Some critics of open borders are concerned that open borders will lead to the rapid spread of communicable diseases currently prevalent in the third world in first world countries, because the immigrants may themselves be infected with communicable diseases.
Here are some examples of these concerns:
- Rick Perry Uses More Science-Based Health Standards than DHS by David North, November 3, 2011, for CIS. (This is actually not an anti-immigration piece per se, although it appears on a website opposed to high levels of immigration. It is included because it does illustrate some of the disease-related concerns that restrictionists have about immigrants).

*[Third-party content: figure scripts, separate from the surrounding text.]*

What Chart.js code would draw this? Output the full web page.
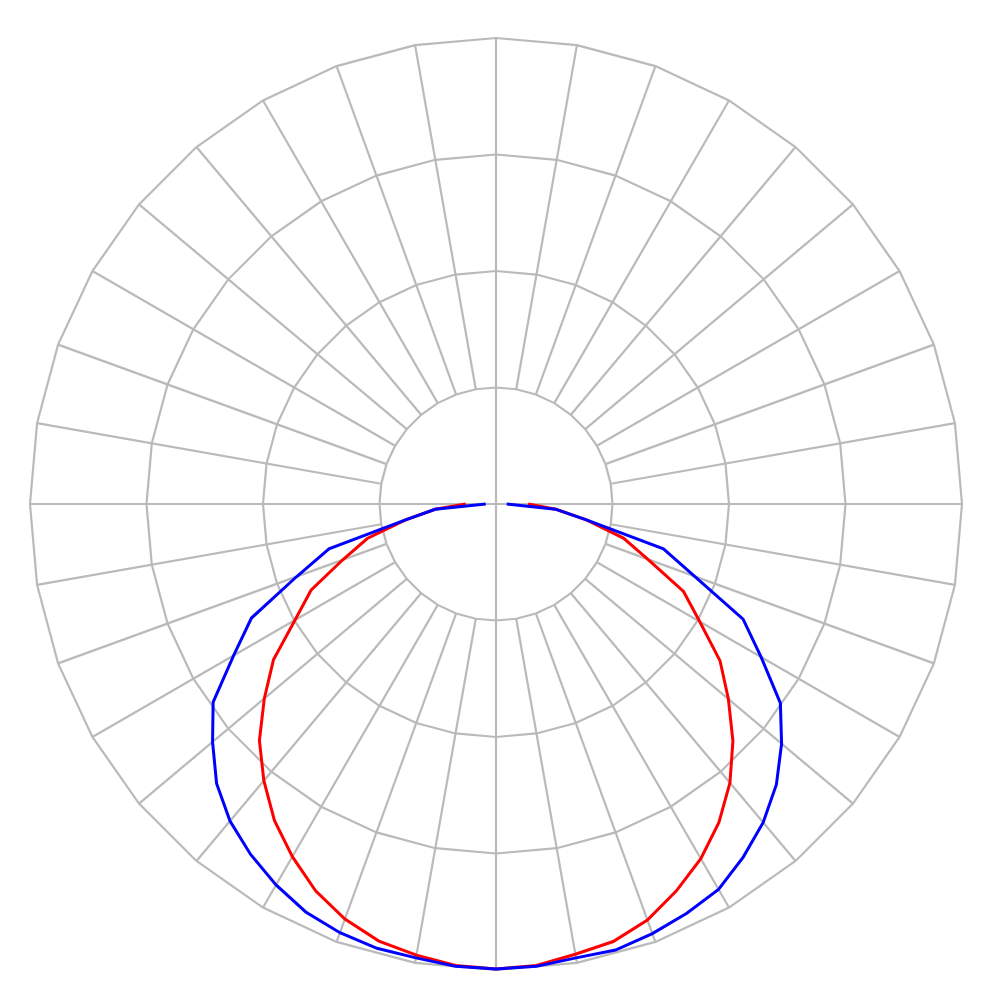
<!DOCTYPE html>
<html>
<head>
<meta charset="utf-8">
<script src="https://cdn.jsdelivr.net/npm/chart.js@4/dist/chart.umd.min.js"></script>
<style>
  html, body { margin: 0; padding: 0; background: #fff; }
  #wrap { width: 1000px; height: 1000px; }
</style>
</head>
<body>
<div id="wrap"><canvas id="polar"></canvas></div>
<script>
// angle labels, 5 deg steps, clockwise from the top (gamma 180 at top, 0 at the bottom)
const labels = [];
for (let a = 0; a < 360; a += 5) labels.push(a + '°');

// gamma 90 -> 0, right half (C0)
const blueRight = [2.3, 12.8, 19.7, 37.2, 45.3, 58.5, 65.7, 74.5, 80.0, 85.1, 89.2, 92.5, 95.5, 96.9, 98.1, 99.1, 98.9, 99.6, 99.8];
// gamma 5 -> 90, left half (C180)
const blueLeft = [99.6, 98.9, 98.7, 97.9, 96.6, 94.4, 91.8, 88.8, 84.8, 79.4, 74.1, 65.0, 57.9, 45.5, 37.1, 19.7, 13.1, 2.2];

const redRight = [6.9, 12.9, 19.7, 28.3, 34.7, 44.4, 50.5, 58.7, 65.1, 71.9, 78.1, 83.4, 87.9, 91.6, 95.0, 97.2, 98.1, 99.4, 99.8];
const redLeft = [99.4, 98.3, 97.1, 94.8, 91.6, 87.4, 82.9, 77.5, 71.8, 64.9, 58.3, 49.8, 43.8, 35.0, 28.6, 19.7, 13.1, 6.5];

const ringValues = [25, 50, 75, 100];

const pad = n => Array(n).fill(null);
const blueData = pad(18).concat(blueRight, blueLeft, pad(17));
const redData = pad(18).concat(redRight, redLeft, pad(17));

const gridColor = '#bababa';

// draws the 10 degree grid: rings as 36-gons, spokes from the inner ring out,
// only the main cross goes through the centre
const polarGrid = {
  id: 'polarGrid',
  beforeDatasetsDraw(chart) {
    const s = chart.scales.r;
    const ctx = chart.ctx;
    ctx.save();
    ctx.strokeStyle = gridColor;
    ctx.lineWidth = 2.2;
    ctx.lineJoin = 'miter';

    ringValues.forEach(v => {
      const d = s.getDistanceFromCenterForValue(v);
      ctx.beginPath();
      for (let i = 0; i < labels.length; i += 2) {
        const p = s.getPointPosition(i, d);
        if (i === 0) ctx.moveTo(p.x, p.y); else ctx.lineTo(p.x, p.y);
      }
      ctx.closePath();
      ctx.stroke();
    });

    const inner = s.getDistanceFromCenterForValue(ringValues[0]);
    const outer = s.getDistanceFromCenterForValue(ringValues[ringValues.length - 1]);
    for (let i = 0; i < labels.length; i += 2) {
      const cross = i % 18 === 0;
      const a = s.getPointPosition(i, cross ? 0 : inner);
      const b = s.getPointPosition(i, outer);
      ctx.beginPath();
      ctx.moveTo(a.x, a.y);
      ctx.lineTo(b.x, b.y);
      ctx.stroke();
    }
    ctx.restore();
  }
};

new Chart(document.getElementById('polar'), {
  type: 'radar',
  data: {
    labels: labels,
    datasets: [
      {
        label: 'C0-C180 (2)',
        data: blueData,
        borderColor: '#0000ff',
        borderWidth: 3,
        fill: false,
        pointRadius: 0,
        spanGaps: false
      },
      {
        label: 'C0-C180 (1)',
        data: redData,
        borderColor: '#ff0000',
        borderWidth: 3,
        fill: false,
        pointRadius: 0,
        spanGaps: false
      }
    ]
  },
  options: {
    responsive: true,
    maintainAspectRatio: false,
    animation: false,
    layout: { padding: { left: 30, right: 38, top: 38, bottom: 30 } },
    plugins: {
      legend: { display: false },
      tooltip: { enabled: false }
    },
    scales: {
      r: {
        min: 0,
        max: 100,
        ticks: { display: false, stepSize: 25 },
        grid: { display: false },
        angleLines: { display: false },
        pointLabels: { display: false }
      }
    }
  },
  plugins: [polarGrid]
});
</script>
</body>
</html>
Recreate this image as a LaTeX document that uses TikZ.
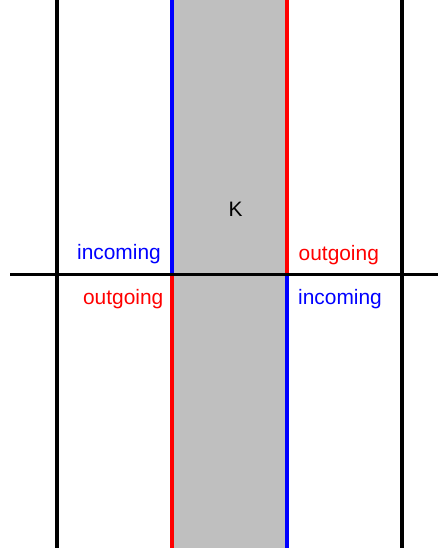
\documentclass[tikz,border=0pt]{standalone}
\usepackage{fontspec}
\setmainfont{Liberation Sans}
\begin{document}
\begin{tikzpicture}[x=1pt,y=-1pt,
  wall/.style={line width=4pt},
  lbl/.style={inner sep=0pt,font=\fontsize{20.9}{24}\selectfont}]
\useasboundingbox (0,0) rectangle (438,551);
\fill[fill={rgb,255:red,191;green,191;blue,191}] (172,0) rectangle (287,548);
\draw[wall,black] (57,0) -- (57,548);
\draw[wall,black] (402,0) -- (402,548);
\draw[wall,blue] (172,0) -- (172,274.5);
\draw[wall,red] (172,274.5) -- (172,548);
\draw[wall,red] (287,0) -- (287,274.5);
\draw[wall,blue] (287,274.5) -- (287,548);
\draw[line width=3.5pt,black] (10,274.5) -- (438,274.5);
\node[lbl,anchor=base east,text=blue] (lin) at (161,259.5) {incoming};
\node[lbl,anchor=base east,text=red] (lout) at (163.5,304.5) {outgoing};
\node[lbl,anchor=base west,text=red] (rout) at (298.5,260) {outgoing};
\node[lbl,anchor=base west,text=blue] (rin) at (298,304.2) {incoming};
\node[lbl,anchor=base] (k) at (235.5,216.7) {K};
\end{tikzpicture}
\end{document}
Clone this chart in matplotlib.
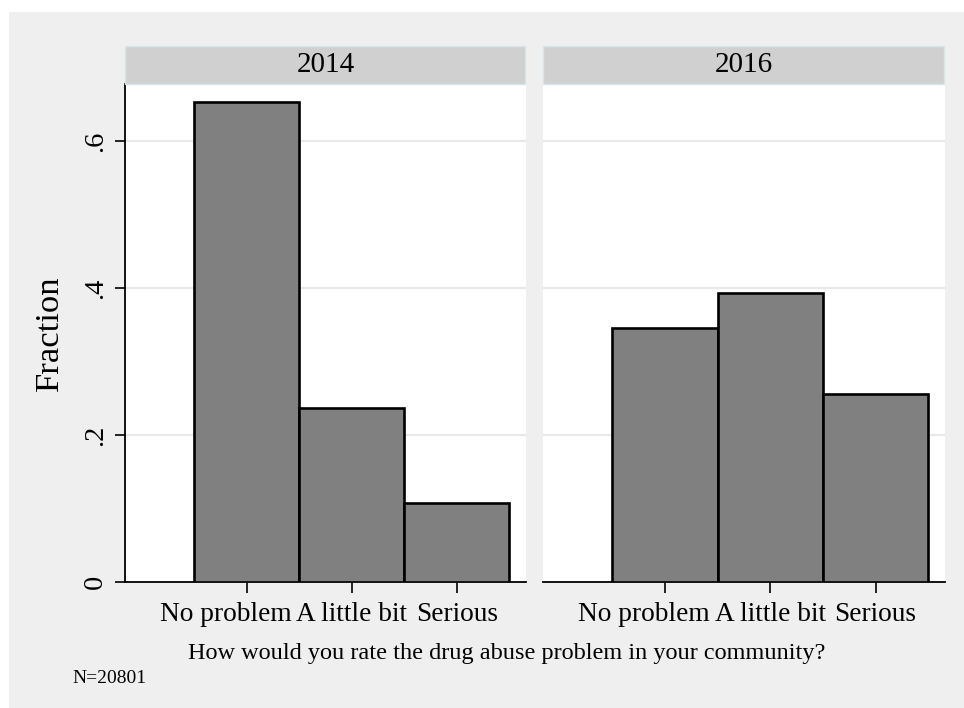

- National Data | Give Me Your Tired, Your Poor … Your Infectious Diseases? by Edwin Rubinstein, September 30, 2004, for VDARE.
- WSJ Edit Page: “Cheap Domestic Servants Worth Disease, Terrorism Risk.” by Sam Francis, March 21, 2002, for VDARE.
Since this is not a very common criticism of open borders, it has not received much attention from open borders advocates. However, a comment by Vipul Naik on the Open Borders blog, and follow-up comments, explore the main counter-arguments. Here’s a quote of the original comment:
Chris, regarding the point you make about disease, I would add that the bigger danger is from tourism and short business trips, not from long-term migration. In the US, there are about 20X as many short-term business/tourist visits as the number of migrants (legal and illegal), as David Friedman documents here: http://daviddfriedman.blogspot.com/2006/03/immigration-and-terrorism.html
So a restrictionist who takes the disease argument seriously should wish to close down the borders not just to migrants, but to short-term business/tourist visas. I doubt even restrictionists would be willing to bite that isolationism bullet.